One of those social effects is what Mr. Shirky calls the “shifting of the Overton Window,” a term coined by the researcher Joseph P. Overton to describe the range of subjects that the mainstream media deems publicly acceptable to discuss.

From about the early 1980s until the very recent past, it was usually considered unwise for politicians to court views deemed by most of society to be out of the mainstream, things like overt calls to racial bias (there were exceptions, of course, like the Willie Horton ad). But the internet shifted that window.

“White ethnonationalism was kept at bay because of pluralistic ignorance,” Mr. Shirky said. “Every person who was sitting in their basement yelling at the TV about immigrants or was willing to say white Christians were more American than other kinds of Americans — they didn’t know how many others shared their views.”

Thanks to the internet, now each person with once-maligned views can see that he’s not alone. And when these people find one another, they can do things — create memes, publications and entire online worlds that bolster their worldview, and then break into the mainstream. The groups also become ready targets for political figures like Mr. Trump, who recognize their energy and enthusiasm and tap into it for real-world victories.
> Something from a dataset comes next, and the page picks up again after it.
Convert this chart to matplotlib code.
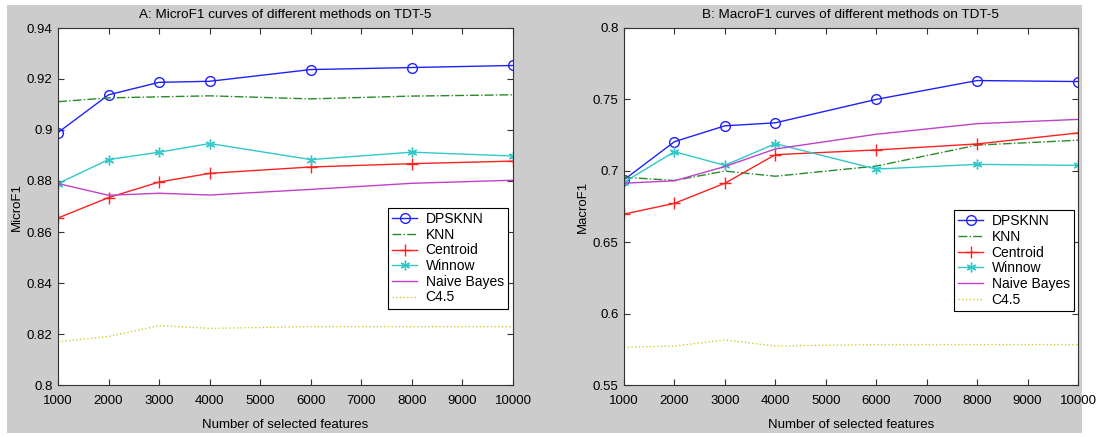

Mr. Shirky notes that the Overton Window isn’t just shifting on the right. We see it happening on the left, too. Mr. Sanders campaigned on an anti-Wall Street platform that would have been unthinkable for a Democrat just a decade ago.

Now, after Hillary Clinton’s loss, the way forward for Democrats will very likely be determined as much by collectives on Facebook as by elites in Washington — and, as a result, we’re likely to see more unlikely candidates and policy positions than we would have in the past.
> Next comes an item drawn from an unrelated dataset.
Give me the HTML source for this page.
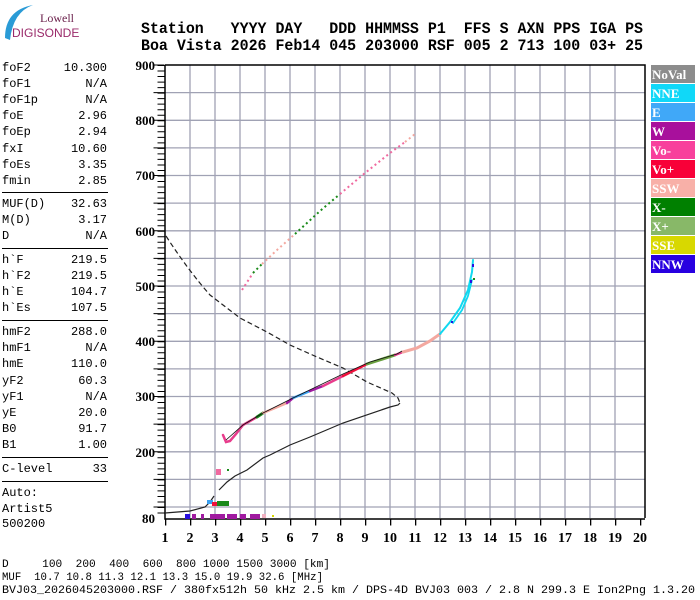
<!DOCTYPE html>
<html><head><meta charset="utf-8"><style>
html,body{margin:0;padding:0;background:#fff;}
svg{display:block;}
.m{font-family:"Liberation Mono",monospace;}
</style></head><body>
<svg width="700" height="600" viewBox="0 0 700 600" xmlns="http://www.w3.org/2000/svg">
<rect width="700" height="600" fill="#fff"/>
<!-- logo -->
<path d="M5 38 Q5 10 33 5 Q13 12 10 40 Z" fill="#2a9bd6"/>
<text x="40" y="22" font-family="Liberation Serif,serif" font-size="12" fill="#6a1f4a">Lowell</text>
<text x="12" y="37" font-family="Liberation Sans,sans-serif" font-size="12" fill="#9a2a6a">DIGISONDE</text>
<!-- header -->
<g class="m" font-weight="bold" font-size="16" fill="#000">
<text x="141" y="33" textLength="502" lengthAdjust="spacingAndGlyphs" xml:space="preserve">Station   YYYY DAY   DDD HHMMSS P1  FFS S AXN PPS IGA PS</text>
<text x="141" y="50" textLength="502" lengthAdjust="spacingAndGlyphs" xml:space="preserve">Boa Vista 2026 Feb14 045 203000 RSF 005 2 713 100 03+ 25</text>
</g>
<!-- left panel -->
<g class="m" font-size="12" fill="#000">
<text x="2" y="71">foF2</text><text x="107" y="71" text-anchor="end">10.300</text>
<text x="2" y="87">foF1</text><text x="107" y="87" text-anchor="end">N/A</text>
<text x="2" y="103">foF1p</text><text x="107" y="103" text-anchor="end">N/A</text>
<text x="2" y="119">foE</text><text x="107" y="119" text-anchor="end">2.96</text>
<text x="2" y="135">foEp</text><text x="107" y="135" text-anchor="end">2.94</text>
<text x="2" y="152">fxI</text><text x="107" y="152" text-anchor="end">10.60</text>
<text x="2" y="168">foEs</text><text x="107" y="168" text-anchor="end">3.35</text>
<text x="2" y="184">fmin</text><text x="107" y="184" text-anchor="end">2.85</text>
<text x="2" y="207">MUF(D)</text><text x="107" y="207" text-anchor="end">32.63</text>
<text x="2" y="223">M(D)</text><text x="107" y="223" text-anchor="end">3.17</text>
<text x="2" y="239">D</text><text x="107" y="239" text-anchor="end">N/A</text>
<text x="2" y="263">h`F</text><text x="107" y="263" text-anchor="end">219.5</text>
<text x="2" y="279">h`F2</text><text x="107" y="279" text-anchor="end">219.5</text>
<text x="2" y="295">h`E</text><text x="107" y="295" text-anchor="end">104.7</text>
<text x="2" y="311">h`Es</text><text x="107" y="311" text-anchor="end">107.5</text>
<text x="2" y="335">hmF2</text><text x="107" y="335" text-anchor="end">288.0</text>
<text x="2" y="351">hmF1</text><text x="107" y="351" text-anchor="end">N/A</text>
<text x="2" y="367">hmE</text><text x="107" y="367" text-anchor="end">110.0</text>
<text x="2" y="384">yF2</text><text x="107" y="384" text-anchor="end">60.3</text>
<text x="2" y="400">yF1</text><text x="107" y="400" text-anchor="end">N/A</text>
<text x="2" y="416">yE</text><text x="107" y="416" text-anchor="end">20.0</text>
<text x="2" y="432">B0</text><text x="107" y="432" text-anchor="end">91.7</text>
<text x="2" y="448">B1</text><text x="107" y="448" text-anchor="end">1.00</text>
<text x="2" y="472">C-level</text><text x="107" y="472" text-anchor="end">33</text>
<text x="2" y="496">Auto:</text>
<text x="2" y="512">Artist5</text>
<text x="2" y="527">500200</text>
</g>
<g stroke="#000" stroke-width="1">
<line x1="2" y1="192.5" x2="108" y2="192.5"/>
<line x1="2" y1="248.5" x2="108" y2="248.5"/>
<line x1="2" y1="320.5" x2="108" y2="320.5"/>
<line x1="2" y1="457.5" x2="108" y2="457.5"/>
<line x1="2" y1="481.5" x2="108" y2="481.5"/>
</g>
<!-- grid -->
<g stroke="#a0a2b4" stroke-width="1.3">
<path d="M190 65V518M215 65V518M240 65V518M265 65V518M290 65V518M315 65V518M340 65V518M365 65V518M390 65V518M415 65V518M440 65V518M465 65V518M490 65V518M515 65V518M540 65V518M565 65V518M590 65V518M615 65V518"/>
<path d="M165 92.6H645M165 120.3H645M165 147.9H645M165 175.5H645M165 203.1H645M165 230.8H645M165 258.4H645M165 286H645M165 313.6H645M165 341.3H645M165 368.9H645M165 396.5H645M165 424.1H645M165 451.8H645M165 479.4H645M165 507H645"/>
</g>
<!-- frame -->
<path d="M165 65H645V518" fill="none" stroke="#000" stroke-width="1.5"/>
<path d="M165 65V519H645" fill="none" stroke="#000" stroke-width="1.5"/>
<!-- ticks -->
<line x1="161" y1="65" x2="161" y2="518" stroke="#000" stroke-width="7" stroke-dasharray="1 4.525"/>
<line x1="159" y1="64.5" x2="159" y2="520" stroke="#000" stroke-width="11" stroke-dasharray="1 26.625"/>
<line x1="165" y1="522" x2="646" y2="522" stroke="#000" stroke-width="7" stroke-dasharray="1.3 23.7"/>
<!-- y labels -->
<g font-family="Liberation Serif,serif" font-weight="bold" font-size="13" text-anchor="end" fill="#000">
<text x="155" y="70">900</text><text x="155" y="125">800</text><text x="155" y="180">700</text>
<text x="155" y="236">600</text><text x="155" y="291">500</text><text x="155" y="346">400</text>
<text x="155" y="401">300</text><text x="155" y="457">200</text><text x="155" y="523">80</text>
</g>
<g font-family="Liberation Serif,serif" font-weight="bold" font-size="14" text-anchor="middle" fill="#000">
<text x="165" y="542">1</text><text x="190" y="542">2</text><text x="215" y="542">3</text><text x="240" y="542">4</text><text x="265" y="542">5</text><text x="290" y="542">6</text><text x="315" y="542">7</text><text x="340" y="542">8</text><text x="365" y="542">9</text><text x="390" y="542">10</text><text x="415" y="542">11</text><text x="440" y="542">12</text><text x="465" y="542">13</text><text x="490" y="542">14</text><text x="515" y="542">15</text><text x="540" y="542">16</text><text x="565" y="542">17</text><text x="590" y="542">18</text><text x="615" y="542">19</text><text x="640" y="542">20</text>
</g>
<!-- curves -->
<path d="M166 236 Q188 270 210 295 L240 318 L267 332 L290 345 L317 357 L343 368 L367 382 L392 393 L398 398 L400 403" fill="none" stroke="#222" stroke-width="1.2" stroke-dasharray="5 3"/>
<path d="M400 403 L398 405 L390 407 L343 423 L310 437 L290 445 L270 455 L263 458 L247 470 L235 476 L227 482 L219 490 M214 496 L210 502 L205 507 L190 511 L165 513" fill="none" stroke="#222" stroke-width="1.2"/>
<!-- F trace -->
<g fill="none" stroke-width="2.5" stroke-linecap="round">
<path d="M223 435 L226 442 L230 441 L236 434 L243 425 L257 417" stroke="#e83c8c"/>
<path d="M257 417 L263 413" stroke="#1a8a1a" stroke-width="3"/>
<path d="M263 413 L287 403" stroke="#f3a8a0"/>
<path d="M287 403 L293 398" stroke="#a01aa0"/>
<path d="M293 398 L310 391" stroke="#3aa0f0"/>
<path d="M310 391 L323 386" stroke="#a01aa0"/>
<path d="M323 386 L343 376" stroke="#e83c8c"/>
<path d="M343 376 L367 364" stroke="#f0103c"/>
<path d="M367 364 L395 355" stroke="#6aa040" stroke-width="3"/>
<path d="M395 355 L403 352" stroke="#e83c8c"/>
<path d="M403 352 L417 348 L430 341 L440 334" stroke="#f3a8a0" stroke-width="3"/>
<path d="M440 334 L450 322 L460 308 L468 290 L472 272 L473 260" stroke="#10d8f0" stroke-width="2"/>
<path d="M453 323 L462 310 L468 296 L472 280" stroke="#10d8f0" stroke-width="1.8"/>
</g>
<path d="M226 440 L243 425 L263 413 L293 398 L343 374 L370 362 L397 354 L402 351" fill="none" stroke="#111" stroke-width="0.8"/>
<g>
<rect x="472" y="264" width="2" height="3" fill="#2a10e0"/>
<rect x="470" y="280" width="2" height="3" fill="#2a10e0"/>
<rect x="473" y="278" width="2" height="2" fill="#1a8a1a"/>
<rect x="451" y="321" width="2" height="2" fill="#2a10e0"/>
</g>
<!-- upper echo -->
<g fill="none" stroke-width="2" stroke-dasharray="2 3">
<path d="M242 290 L253 273" stroke="#f06aa0"/>
<path d="M253 273 L262 264" stroke="#1a8a1a"/>
<path d="M262 264 L277 250 L295 234" stroke="#f3a8a0"/>
<path d="M295 234 L320 211 L340 194" stroke="#1a8a1a"/>
<path d="M340 194 L365 173 L390 153 L405 142" stroke="#f06aa0"/>
<path d="M405 142 L415 134" stroke="#f3a8a0"/>
</g>
<!-- E layer -->
<g>
<rect x="207" y="500" width="6" height="4" fill="#3aa0f0"/>
<rect x="212" y="502" width="5" height="4" fill="#f0103c"/>
<rect x="217" y="501" width="12" height="5" fill="#1a8a1a"/>
<rect x="216" y="469" width="5" height="6" fill="#f06aa0"/>
<rect x="227" y="469" width="2" height="2" fill="#1a8a1a"/>
<rect x="185" y="514" width="5" height="5" fill="#2a10e0"/>
<rect x="192" y="514" width="4" height="5" fill="#a01aa0"/>
<rect x="201" y="514" width="3" height="5" fill="#a01aa0"/>
<rect x="210" y="514" width="15" height="5" fill="#a01aa0"/>
<rect x="227" y="514" width="10" height="5" fill="#a01aa0"/>
<rect x="240" y="514" width="6" height="5" fill="#a01aa0"/>
<rect x="250" y="514" width="10" height="5" fill="#a01aa0"/>
<rect x="262" y="514" width="4" height="4" fill="#f0b0c0"/>
<rect x="272" y="515" width="2" height="2" fill="#d8d800"/>
</g>
<!-- legend -->
<g font-family="Liberation Serif,serif" font-weight="bold" font-size="13" fill="#fff">
<rect x="651" y="65" width="44" height="18" fill="#8c8c8c"/><text x="652" y="79">NoVal</text>
<rect x="651" y="84" width="44" height="18" fill="#10d8f8"/><text x="652" y="98">NNE</text>
<rect x="651" y="103" width="44" height="18" fill="#40a8f8"/><text x="652" y="117">E</text>
<rect x="651" y="122" width="44" height="18" fill="#a8109c"/><text x="652" y="136">W</text>
<rect x="651" y="141" width="44" height="18" fill="#f8409c"/><text x="652" y="155">Vo-</text>
<rect x="651" y="160" width="44" height="18" fill="#f80038"/><text x="652" y="174">Vo+</text>
<rect x="651" y="179" width="44" height="18" fill="#f8b0a8"/><text x="652" y="193">SSW</text>
<rect x="651" y="198" width="44" height="18" fill="#008000"/><text x="652" y="212">X-</text>
<rect x="651" y="217" width="44" height="18" fill="#88b868"/><text x="652" y="231">X+</text>
<rect x="651" y="236" width="44" height="18" fill="#d8d800"/><text x="652" y="250">SSE</text>
<rect x="651" y="255" width="44" height="18" fill="#2800e0"/><text x="652" y="269">NNW</text>
</g>
<!-- bottom -->
<g class="m" font-size="11" fill="#000">
<text x="2" y="567" textLength="328" lengthAdjust="spacingAndGlyphs" xml:space="preserve">D     100  200  400  600  800 1000 1500 3000 [km]</text>
<text x="2" y="580" textLength="321" lengthAdjust="spacingAndGlyphs" xml:space="preserve">MUF  10.7 10.8 11.3 12.1 13.3 15.0 19.9 32.6 [MHz]</text>
<text x="2" y="593" textLength="693" lengthAdjust="spacingAndGlyphs" xml:space="preserve">BVJ03_2026045203000.RSF / 380fx512h 50 kHz 2.5 km / DPS-4D BVJ03 003 / 2.8 N 299.3 E Ion2Png 1.3.20</text>
</g>
</svg>
</body></html>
The upshot is further unforeseen events. “We’re absolutely going to get more of these insurgent candidates, and more crazy social effects,” Mr. Shirky said.

Mr. Trump is just the tip of the iceberg. Prepare for interesting times.
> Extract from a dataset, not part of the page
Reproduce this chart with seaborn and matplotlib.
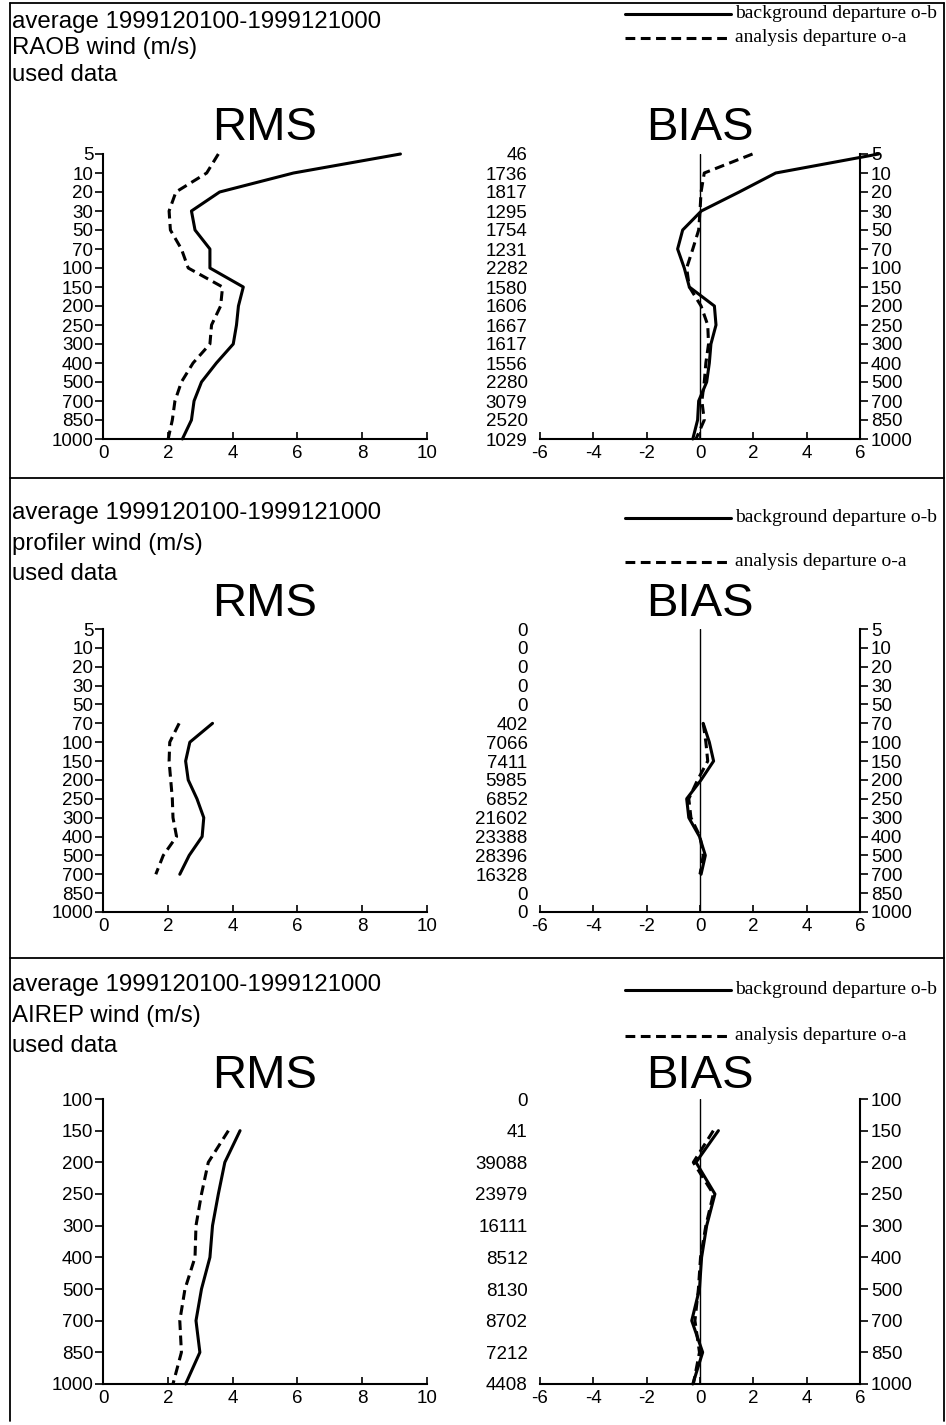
import numpy as np
import pandas as pd
import matplotlib
matplotlib.use('Agg')
import matplotlib.pyplot as plt
from matplotlib.lines import Line2D
import seaborn as sns

sns.set_style('ticks')
plt.rcParams['font.family'] = ['Liberation Sans', 'DejaVu Sans']
plt.rcParams['axes.unicode_minus'] = False
for key in ['text.color', 'axes.labelcolor', 'xtick.color', 'ytick.color', 'axes.edgecolor']:
    plt.rcParams[key] = 'black'

W, H = 946, 1425

# --- RAOB ---
raob_levels = [5, 10, 20, 30, 50, 70, 100, 150, 200, 250, 300, 400, 500, 700, 850, 1000]
raob_counts = [46, 1736, 1817, 1295, 1754, 1231, 2282, 1580, 1606, 1667, 1617, 1556, 2280, 3079, 2520, 1029]
raob_rms_ob = [9.18, 5.88, 3.6, 2.73, 2.84, 3.3, 3.3, 4.33, 4.18, 4.12, 4.02, 3.5, 3.04, 2.81, 2.73, 2.45]
raob_rms_oa = [3.56, 3.2, 2.25, 2.04, 2.08, 2.42, 2.63, 3.69, 3.63, 3.35, 3.3, 2.78, 2.42, 2.22, 2.14, 2.01]
raob_bias_ob = [6.7, 2.84, 1.47, 0.05, -0.65, -0.84, -0.59, -0.4, 0.54, 0.6, 0.41, 0.35, 0.25, -0.05, -0.09, -0.27]
raob_bias_oa = [1.97, 0.16, 0.04, 0.0, -0.05, -0.27, -0.5, -0.4, 0.04, 0.29, 0.32, 0.22, 0.16, 0.07, 0.16, -0.15]

# --- profiler ---
prof_levels = [5, 10, 20, 30, 50, 70, 100, 150, 200, 250, 300, 400, 500, 700, 850, 1000]
prof_counts = [0, 0, 0, 0, 0, 402, 7066, 7411, 5985, 6852, 21602, 23388, 28396, 16328, 0, 0]
prof_rms_ob = [None] * 5 + [3.38, 2.68, 2.55, 2.63, 2.9, 3.11, 3.06, 2.66, 2.37] + [None] * 2
prof_rms_oa = [None] * 5 + [2.35, 2.06, 2.04, 2.09, 2.14, 2.16, 2.27, 1.86, 1.63] + [None] * 2
prof_bias_ob = [None] * 5 + [0.12, 0.35, 0.51, 0.04, -0.5, -0.42, -0.02, 0.2, 0.04] + [None] * 2
prof_bias_oa = [None] * 5 + [0.12, 0.22, 0.29, -0.09, -0.42, -0.34, 0.0, 0.12, 0.0] + [None] * 2

# --- AIREP ---
airep_levels = [100, 150, 200, 250, 300, 400, 500, 700, 850, 1000]
airep_counts = [0, 41, 39088, 23979, 16111, 8512, 8130, 8702, 7212, 4408]
airep_rms_ob = [None, 4.23, 3.76, 3.56, 3.38, 3.3, 3.04, 2.87, 2.99, 2.55]
airep_rms_oa = [None, 3.87, 3.25, 3.04, 2.87, 2.84, 2.53, 2.37, 2.42, 2.16]
airep_bias_ob = [None, 0.69, -0.15, 0.56, 0.25, 0.06, -0.02, -0.31, 0.1, -0.27]
airep_bias_oa = [None, 0.5, -0.25, 0.5, 0.22, 0.02, -0.06, -0.19, -0.02, -0.25]

DASHES = {'o-b': '', 'o-a': (3.2, 1.8)}
LW = 2.2
TICK_FS = 13.5


def fx(px):
    return px / W


def fy(py):
    return 1 - py / H


def build_df(ob, oa):
    n = len(ob)
    df = pd.DataFrame({
        'pos': list(range(n)) * 2,
        'value': pd.to_numeric(pd.Series(list(ob) + list(oa)), errors='coerce'),
        'kind': ['o-b'] * n + ['o-a'] * n,
    })
    return df.dropna()


def draw_lines(ax, df):
    sns.lineplot(data=df, x='value', y='pos', style='kind', style_order=['o-b', 'o-a'],
                 dashes=DASHES, color='black', lw=LW, orient='y', sort=False,
                 estimator=None, legend=False, ax=ax, clip_on=False)
    ax.set_xlabel('')
    ax.set_ylabel('')


def panel(fig, title2, levels, counts, rms_ob, rms_oa, bias_ob, bias_oa,
          top, bot, text_y, head_y, leg_y):
    n = len(levels)
    hgt = (bot - top) / H

    # RMS
    ax = fig.add_axes([fx(103), fy(bot), (427 - 103) / W, hgt])
    draw_lines(ax, build_df(rms_ob, rms_oa))
    ax.set_xlim(0, 10)
    ax.set_ylim(n - 1, 0)
    ax.set_xticks(range(0, 11, 2))
    ax.set_yticks(range(n), [str(v) for v in levels])
    for s in ['top', 'right']:
        ax.spines[s].set_visible(False)
    for s in ['left', 'bottom']:
        ax.spines[s].set_linewidth(1.5)
    ax.tick_params(axis='y', direction='out', length=6, width=1.2, labelsize=TICK_FS, pad=1)
    ax.tick_params(axis='x', direction='in', length=5, width=1.2, labelsize=TICK_FS, pad=4)

    # BIAS
    bx = fig.add_axes([fx(540), fy(bot), (860 - 540) / W, hgt])
    bx.axvline(0, color='black', lw=1)
    draw_lines(bx, build_df(bias_ob, bias_oa))
    bx.set_xlim(-6, 6)
    bx.set_ylim(n - 1, 0)
    bx.set_xticks(range(-6, 7, 2))
    bx.set_yticks(range(n), [str(c) for c in counts])
    for s in ['top', 'right', 'left']:
        bx.spines[s].set_visible(False)
    bx.spines['bottom'].set_linewidth(1.5)
    bx.tick_params(axis='y', length=0, labelsize=TICK_FS, pad=9)
    bx.tick_params(axis='x', direction='in', length=5, width=1.2, labelsize=TICK_FS, pad=4)

    rx = bx.twinx()
    rx.set_ylim(n - 1, 0)
    rx.set_yticks(range(n), [str(v) for v in levels])
    for s in ['top', 'left', 'bottom']:
        rx.spines[s].set_visible(False)
    rx.spines['right'].set_linewidth(1.5)
    rx.tick_params(axis='y', direction='out', length=6, width=1.2, labelsize=TICK_FS, pad=2)

    # header texts
    lines = ['average 1999120100-1999121000', title2, 'used data']
    for t, y in zip(lines, text_y):
        fig.text(fx(12), fy(y), t, fontsize=17.3, va='center', ha='left')
    fig.text(fx(265), fy(head_y), 'RMS', fontsize=34, ha='center', va='center')
    fig.text(fx(700), fy(head_y), 'BIAS', fontsize=34, ha='center', va='center')

    # legend
    for y, kind, lab in zip(leg_y, ['o-b', 'o-a'],
                            ['background departure o-b', 'analysis departure o-a']):
        ls = '-' if kind == 'o-b' else (0, DASHES[kind])
        fig.add_artist(Line2D([fx(625), fx(731)], [fy(y), fy(y)], color='black',
                              lw=LW, linestyle=ls, transform=fig.transFigure))
        fig.text(fx(735), fy(y), lab, fontsize=14, va='center', ha='left',
                 family=['Liberation Serif', 'DejaVu Serif'])


fig = plt.figure(figsize=(W / 100, H / 100), dpi=100)

panel(fig, 'RAOB wind (m/s)', raob_levels, raob_counts, raob_rms_ob, raob_rms_oa,
      raob_bias_ob, raob_bias_oa, 154, 439, [22, 48, 75], 128, [14, 38])
panel(fig, 'profiler wind (m/s)', prof_levels, prof_counts, prof_rms_ob, prof_rms_oa,
      prof_bias_ob, prof_bias_oa, 629, 912, [513, 544, 574], 604, [518, 562])
panel(fig, 'AIREP wind (m/s)', airep_levels, airep_counts, airep_rms_ob, airep_rms_oa,
      airep_bias_ob, airep_bias_oa, 1099, 1384, [985, 1016, 1046], 1076, [990, 1036])

# frame and separators
for (x0, x1, y0, y1) in [(10, 10, 3, 1421), (10, 944, 3, 3), (944, 944, 3, 1421),
                         (10, 944, 478, 478), (10, 944, 958, 958)]:
    fig.add_artist(Line2D([fx(x0), fx(x1)], [fy(y0), fy(y1)], color='black', lw=1.3,
                          transform=fig.transFigure))

fig.savefig('out.png', dpi=100)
What conservatives really care about

Interesting perspective by Sunstein of Jonathan Haidt’s assessment of the similarities and differences between the values of  liberals and conservatives:

In his later work, Haidt has rightly emphasized a sixth moral foundation, one that conservatives and liberals both respect, but that they understand differently: liberty. He finds that conservatives are more likely to emphasize the right to be let alone, while liberals emphasize the rights of vulnerable groups, such as racial minorities, whose freedom requires (in their view) government support. Nonetheless, the biggest and most consistent partisan differences involve loyalty, authority and sanctity.

Haidt’s central claim is that across partisan lines, people often fail to understand one another, because a moral concern that strongly motivates one group may be obscure or unintelligible to another. Democrats are wrong to be puzzled when rural and working-class Americans turn out to favor Republicans. There is no puzzle here, because Republicans are more likely to speak to their deepest moral commitments.

These claims are arresting, but it’s not clear that they are entirely right. Insofar as liberals focus on the environment, they are often motivated by ideas about the sanctity of nature. More than conservatives, liberals appear disgusted by cigarette smoking. Nor are they indifferent to loyalty: If a civil rights leader publicly opposed affirmative action, or if a prominent Democrat broke with the party on health care or climate change, many liberals would feel a sense of betrayal. Conservatives may be more likely to emphasize loyalty in the abstract, but in concrete cases, everyone cares about that virtue.

That said, Haidt’s general conclusions are founded on evidence, not speculation, and he has compiled a mountain of evidence to support his conclusions. There’s a big lesson here for those who aspire to public office, including the White House: If they neglect the values of loyalty, authority and sanctity, they’re not going to speak to the moral commitments of a large segment of the American electorate.

Suspect this also holds true for Canada.